:: Supplied records ::

--- Begin ---

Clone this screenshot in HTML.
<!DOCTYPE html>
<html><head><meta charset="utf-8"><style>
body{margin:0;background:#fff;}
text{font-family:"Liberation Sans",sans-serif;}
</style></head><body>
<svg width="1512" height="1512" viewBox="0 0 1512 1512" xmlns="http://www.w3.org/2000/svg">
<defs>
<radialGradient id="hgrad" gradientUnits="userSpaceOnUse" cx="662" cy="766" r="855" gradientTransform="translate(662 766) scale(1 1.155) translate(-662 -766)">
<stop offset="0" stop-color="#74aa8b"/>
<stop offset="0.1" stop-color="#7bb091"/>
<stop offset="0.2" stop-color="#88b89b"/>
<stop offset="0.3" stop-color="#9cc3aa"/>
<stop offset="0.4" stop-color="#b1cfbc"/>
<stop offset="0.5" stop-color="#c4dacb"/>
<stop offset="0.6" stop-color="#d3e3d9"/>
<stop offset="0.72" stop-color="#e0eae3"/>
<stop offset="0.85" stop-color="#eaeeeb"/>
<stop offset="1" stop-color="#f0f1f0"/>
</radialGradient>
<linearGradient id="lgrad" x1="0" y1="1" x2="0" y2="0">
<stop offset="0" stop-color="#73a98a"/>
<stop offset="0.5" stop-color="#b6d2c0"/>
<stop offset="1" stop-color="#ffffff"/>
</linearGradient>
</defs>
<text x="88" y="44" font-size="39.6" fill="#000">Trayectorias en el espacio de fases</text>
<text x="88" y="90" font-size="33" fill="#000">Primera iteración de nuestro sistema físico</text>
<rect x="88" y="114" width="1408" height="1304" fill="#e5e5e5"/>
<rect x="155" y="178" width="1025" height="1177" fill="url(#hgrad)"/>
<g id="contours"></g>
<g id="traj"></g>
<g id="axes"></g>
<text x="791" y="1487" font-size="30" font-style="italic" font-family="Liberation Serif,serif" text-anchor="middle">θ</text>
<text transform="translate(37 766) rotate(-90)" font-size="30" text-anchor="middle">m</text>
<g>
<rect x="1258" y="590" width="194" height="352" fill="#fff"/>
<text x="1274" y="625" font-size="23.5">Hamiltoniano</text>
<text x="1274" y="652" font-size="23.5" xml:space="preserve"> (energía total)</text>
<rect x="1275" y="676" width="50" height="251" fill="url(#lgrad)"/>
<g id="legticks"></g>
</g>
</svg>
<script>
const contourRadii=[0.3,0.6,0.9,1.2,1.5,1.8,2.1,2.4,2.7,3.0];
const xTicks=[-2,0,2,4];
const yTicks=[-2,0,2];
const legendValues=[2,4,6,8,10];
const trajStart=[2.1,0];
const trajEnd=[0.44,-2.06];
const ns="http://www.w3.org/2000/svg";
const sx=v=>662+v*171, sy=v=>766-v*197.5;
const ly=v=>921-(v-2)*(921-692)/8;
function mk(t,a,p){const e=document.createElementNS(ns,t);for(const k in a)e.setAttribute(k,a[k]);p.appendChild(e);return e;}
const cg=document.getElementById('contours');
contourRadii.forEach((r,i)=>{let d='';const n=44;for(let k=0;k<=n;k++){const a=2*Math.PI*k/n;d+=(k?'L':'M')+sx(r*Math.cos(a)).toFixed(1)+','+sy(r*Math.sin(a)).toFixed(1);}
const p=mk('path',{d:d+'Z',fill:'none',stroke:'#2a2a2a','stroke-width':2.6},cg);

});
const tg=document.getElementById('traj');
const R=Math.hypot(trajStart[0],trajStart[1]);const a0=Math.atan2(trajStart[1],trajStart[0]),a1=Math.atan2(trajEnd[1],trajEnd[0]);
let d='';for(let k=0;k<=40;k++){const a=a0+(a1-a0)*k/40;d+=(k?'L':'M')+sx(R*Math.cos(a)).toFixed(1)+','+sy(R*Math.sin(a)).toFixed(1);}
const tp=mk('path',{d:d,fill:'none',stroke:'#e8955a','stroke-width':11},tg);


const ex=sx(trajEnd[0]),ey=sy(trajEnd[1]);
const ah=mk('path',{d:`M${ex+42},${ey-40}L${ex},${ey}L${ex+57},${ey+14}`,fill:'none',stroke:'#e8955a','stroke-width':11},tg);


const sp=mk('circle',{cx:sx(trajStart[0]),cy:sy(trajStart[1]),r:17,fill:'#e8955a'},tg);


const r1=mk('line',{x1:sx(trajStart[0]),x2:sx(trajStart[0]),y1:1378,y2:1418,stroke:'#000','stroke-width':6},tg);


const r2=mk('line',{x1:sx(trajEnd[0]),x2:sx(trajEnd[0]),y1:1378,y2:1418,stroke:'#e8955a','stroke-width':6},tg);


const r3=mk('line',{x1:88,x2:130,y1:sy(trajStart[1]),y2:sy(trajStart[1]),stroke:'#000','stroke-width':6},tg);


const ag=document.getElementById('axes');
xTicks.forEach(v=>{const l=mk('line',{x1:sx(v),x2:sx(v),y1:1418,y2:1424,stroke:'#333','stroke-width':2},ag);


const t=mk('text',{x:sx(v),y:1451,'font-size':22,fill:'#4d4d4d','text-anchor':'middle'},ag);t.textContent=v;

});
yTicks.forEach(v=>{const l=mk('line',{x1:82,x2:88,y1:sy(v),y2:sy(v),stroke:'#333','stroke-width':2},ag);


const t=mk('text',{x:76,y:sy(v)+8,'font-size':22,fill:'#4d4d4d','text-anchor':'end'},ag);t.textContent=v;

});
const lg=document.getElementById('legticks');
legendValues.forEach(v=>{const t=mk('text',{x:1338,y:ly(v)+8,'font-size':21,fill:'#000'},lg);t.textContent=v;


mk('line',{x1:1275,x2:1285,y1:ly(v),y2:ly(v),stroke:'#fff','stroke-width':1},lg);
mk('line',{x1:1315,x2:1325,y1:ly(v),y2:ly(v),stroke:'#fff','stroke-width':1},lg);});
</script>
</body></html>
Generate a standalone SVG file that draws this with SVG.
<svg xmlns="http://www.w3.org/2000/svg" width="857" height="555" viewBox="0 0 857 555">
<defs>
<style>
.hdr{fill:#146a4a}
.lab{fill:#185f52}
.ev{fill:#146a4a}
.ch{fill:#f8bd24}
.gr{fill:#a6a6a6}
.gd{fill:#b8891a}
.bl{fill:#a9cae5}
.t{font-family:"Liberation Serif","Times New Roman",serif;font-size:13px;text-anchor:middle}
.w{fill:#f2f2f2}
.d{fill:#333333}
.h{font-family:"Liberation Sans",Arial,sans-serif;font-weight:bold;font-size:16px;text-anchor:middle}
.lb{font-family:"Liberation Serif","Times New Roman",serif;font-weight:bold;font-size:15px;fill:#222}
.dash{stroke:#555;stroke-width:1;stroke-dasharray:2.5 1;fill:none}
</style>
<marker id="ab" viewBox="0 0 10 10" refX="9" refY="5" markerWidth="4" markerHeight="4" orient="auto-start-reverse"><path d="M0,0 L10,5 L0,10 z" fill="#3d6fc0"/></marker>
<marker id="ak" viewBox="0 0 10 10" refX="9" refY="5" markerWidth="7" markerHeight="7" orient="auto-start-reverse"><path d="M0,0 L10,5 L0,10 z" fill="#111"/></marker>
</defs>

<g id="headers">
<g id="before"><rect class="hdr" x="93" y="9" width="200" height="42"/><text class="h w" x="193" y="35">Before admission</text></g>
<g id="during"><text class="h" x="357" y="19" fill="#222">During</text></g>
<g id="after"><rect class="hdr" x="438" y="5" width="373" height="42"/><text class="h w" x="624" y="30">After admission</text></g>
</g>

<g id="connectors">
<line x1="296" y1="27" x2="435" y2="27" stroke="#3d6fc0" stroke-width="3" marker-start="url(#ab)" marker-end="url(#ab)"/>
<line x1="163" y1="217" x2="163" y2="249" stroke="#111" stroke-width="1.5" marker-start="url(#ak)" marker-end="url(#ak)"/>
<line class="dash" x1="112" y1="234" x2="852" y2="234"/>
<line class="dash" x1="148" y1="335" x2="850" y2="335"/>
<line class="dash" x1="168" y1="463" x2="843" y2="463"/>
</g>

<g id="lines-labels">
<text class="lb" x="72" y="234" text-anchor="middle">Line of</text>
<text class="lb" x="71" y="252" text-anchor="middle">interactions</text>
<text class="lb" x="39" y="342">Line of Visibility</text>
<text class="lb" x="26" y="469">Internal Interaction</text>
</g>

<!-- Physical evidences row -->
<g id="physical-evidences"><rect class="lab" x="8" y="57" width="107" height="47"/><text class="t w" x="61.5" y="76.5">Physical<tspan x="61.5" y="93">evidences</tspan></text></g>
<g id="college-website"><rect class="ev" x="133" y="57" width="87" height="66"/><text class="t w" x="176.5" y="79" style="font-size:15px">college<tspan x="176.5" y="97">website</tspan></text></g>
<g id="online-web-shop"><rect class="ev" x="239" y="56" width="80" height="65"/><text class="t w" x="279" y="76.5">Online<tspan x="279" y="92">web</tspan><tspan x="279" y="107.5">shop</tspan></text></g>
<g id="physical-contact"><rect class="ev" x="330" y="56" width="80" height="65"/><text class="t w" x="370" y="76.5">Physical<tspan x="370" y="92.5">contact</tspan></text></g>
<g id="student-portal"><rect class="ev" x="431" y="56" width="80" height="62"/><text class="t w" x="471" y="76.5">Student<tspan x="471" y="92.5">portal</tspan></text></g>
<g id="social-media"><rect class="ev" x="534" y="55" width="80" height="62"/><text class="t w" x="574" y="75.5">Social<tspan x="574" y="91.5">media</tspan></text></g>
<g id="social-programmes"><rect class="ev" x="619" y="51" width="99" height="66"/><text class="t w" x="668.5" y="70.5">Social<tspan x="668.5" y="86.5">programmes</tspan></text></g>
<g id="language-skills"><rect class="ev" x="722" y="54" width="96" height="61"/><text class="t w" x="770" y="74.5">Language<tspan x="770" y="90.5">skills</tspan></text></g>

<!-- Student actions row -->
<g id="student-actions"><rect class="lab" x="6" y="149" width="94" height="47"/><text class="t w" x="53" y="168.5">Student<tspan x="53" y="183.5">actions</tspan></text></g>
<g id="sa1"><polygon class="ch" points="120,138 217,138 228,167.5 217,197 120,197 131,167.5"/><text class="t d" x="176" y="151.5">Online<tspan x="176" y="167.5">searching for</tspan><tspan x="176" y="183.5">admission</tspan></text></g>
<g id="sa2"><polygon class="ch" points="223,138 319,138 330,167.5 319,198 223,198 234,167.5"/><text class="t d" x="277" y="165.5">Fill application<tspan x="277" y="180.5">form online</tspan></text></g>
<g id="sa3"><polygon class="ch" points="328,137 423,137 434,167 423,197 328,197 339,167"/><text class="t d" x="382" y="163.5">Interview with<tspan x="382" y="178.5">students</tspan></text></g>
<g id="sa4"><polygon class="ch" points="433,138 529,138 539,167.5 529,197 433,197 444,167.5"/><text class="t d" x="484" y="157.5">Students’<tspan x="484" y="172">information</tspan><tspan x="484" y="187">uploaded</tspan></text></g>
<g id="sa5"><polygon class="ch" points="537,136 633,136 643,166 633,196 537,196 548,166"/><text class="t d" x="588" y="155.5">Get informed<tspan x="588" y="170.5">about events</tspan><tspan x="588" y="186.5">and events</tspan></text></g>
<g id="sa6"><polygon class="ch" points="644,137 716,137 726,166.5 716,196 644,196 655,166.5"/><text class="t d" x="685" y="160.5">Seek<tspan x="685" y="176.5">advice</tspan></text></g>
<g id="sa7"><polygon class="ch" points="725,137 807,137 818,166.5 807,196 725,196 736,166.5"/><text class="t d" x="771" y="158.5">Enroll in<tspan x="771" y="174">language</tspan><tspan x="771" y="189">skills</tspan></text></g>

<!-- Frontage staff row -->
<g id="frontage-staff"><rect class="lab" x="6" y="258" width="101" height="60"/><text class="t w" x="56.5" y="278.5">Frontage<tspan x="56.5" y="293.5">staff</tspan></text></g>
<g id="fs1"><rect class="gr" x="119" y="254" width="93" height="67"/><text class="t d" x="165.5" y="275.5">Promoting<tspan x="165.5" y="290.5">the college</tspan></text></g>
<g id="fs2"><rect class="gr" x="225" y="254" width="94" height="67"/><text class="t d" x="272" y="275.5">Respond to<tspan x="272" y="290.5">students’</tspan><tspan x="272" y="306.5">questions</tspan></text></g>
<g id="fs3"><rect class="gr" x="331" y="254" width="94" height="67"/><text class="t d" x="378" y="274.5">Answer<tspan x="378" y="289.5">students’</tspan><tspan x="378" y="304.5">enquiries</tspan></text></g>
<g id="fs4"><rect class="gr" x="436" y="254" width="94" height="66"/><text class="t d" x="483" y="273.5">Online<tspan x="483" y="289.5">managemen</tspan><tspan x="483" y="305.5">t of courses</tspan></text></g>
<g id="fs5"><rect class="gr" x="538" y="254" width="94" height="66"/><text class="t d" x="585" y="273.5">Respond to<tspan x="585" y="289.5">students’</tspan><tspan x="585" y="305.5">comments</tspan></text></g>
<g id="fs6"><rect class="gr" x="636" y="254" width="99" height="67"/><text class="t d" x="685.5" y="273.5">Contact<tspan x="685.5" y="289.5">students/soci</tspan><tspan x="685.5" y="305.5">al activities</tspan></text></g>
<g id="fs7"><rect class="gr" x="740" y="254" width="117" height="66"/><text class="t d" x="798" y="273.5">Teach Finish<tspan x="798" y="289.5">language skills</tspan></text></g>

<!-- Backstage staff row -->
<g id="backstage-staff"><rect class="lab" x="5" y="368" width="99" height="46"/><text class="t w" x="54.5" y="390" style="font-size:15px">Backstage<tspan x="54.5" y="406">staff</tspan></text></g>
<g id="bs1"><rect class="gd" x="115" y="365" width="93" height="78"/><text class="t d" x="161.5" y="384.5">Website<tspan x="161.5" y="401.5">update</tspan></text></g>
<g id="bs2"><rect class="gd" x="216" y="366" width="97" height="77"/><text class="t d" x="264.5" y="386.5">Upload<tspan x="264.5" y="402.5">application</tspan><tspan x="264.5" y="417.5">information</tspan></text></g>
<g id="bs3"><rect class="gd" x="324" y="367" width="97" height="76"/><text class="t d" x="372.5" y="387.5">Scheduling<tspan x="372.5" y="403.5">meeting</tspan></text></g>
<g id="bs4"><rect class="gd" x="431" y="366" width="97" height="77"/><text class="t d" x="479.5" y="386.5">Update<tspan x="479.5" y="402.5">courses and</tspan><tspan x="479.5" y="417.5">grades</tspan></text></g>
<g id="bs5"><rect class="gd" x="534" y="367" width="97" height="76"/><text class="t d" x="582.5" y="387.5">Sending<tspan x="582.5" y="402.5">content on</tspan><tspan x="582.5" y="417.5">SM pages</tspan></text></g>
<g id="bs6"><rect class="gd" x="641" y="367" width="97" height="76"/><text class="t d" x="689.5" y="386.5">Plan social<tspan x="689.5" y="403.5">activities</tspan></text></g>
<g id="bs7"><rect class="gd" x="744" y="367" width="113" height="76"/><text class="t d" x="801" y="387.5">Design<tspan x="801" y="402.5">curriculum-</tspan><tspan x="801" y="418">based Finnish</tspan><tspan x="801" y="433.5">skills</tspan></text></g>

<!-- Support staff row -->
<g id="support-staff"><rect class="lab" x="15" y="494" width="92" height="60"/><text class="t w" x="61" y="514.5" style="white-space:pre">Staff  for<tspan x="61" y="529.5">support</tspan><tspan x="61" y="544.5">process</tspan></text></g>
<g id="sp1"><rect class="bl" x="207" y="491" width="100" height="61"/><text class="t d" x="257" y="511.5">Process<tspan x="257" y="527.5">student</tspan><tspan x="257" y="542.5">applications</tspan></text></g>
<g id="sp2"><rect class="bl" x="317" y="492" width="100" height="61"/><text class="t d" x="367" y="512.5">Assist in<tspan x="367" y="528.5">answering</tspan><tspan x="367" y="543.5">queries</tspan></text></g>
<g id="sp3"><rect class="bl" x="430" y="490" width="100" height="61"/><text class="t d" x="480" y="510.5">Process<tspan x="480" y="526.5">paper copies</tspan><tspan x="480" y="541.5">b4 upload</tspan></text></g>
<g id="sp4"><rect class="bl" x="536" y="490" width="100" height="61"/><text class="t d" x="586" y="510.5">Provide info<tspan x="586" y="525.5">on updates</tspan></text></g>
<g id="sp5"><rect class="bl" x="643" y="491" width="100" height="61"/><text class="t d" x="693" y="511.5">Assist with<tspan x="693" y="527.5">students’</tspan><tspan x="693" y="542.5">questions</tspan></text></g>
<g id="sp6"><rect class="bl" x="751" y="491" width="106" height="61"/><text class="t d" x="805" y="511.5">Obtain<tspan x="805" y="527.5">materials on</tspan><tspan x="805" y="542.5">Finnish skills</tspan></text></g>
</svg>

--- End ---

:: Goal ::
Report how many lines of the records above contain the word "this", giving only the number.

:: Solution ::
2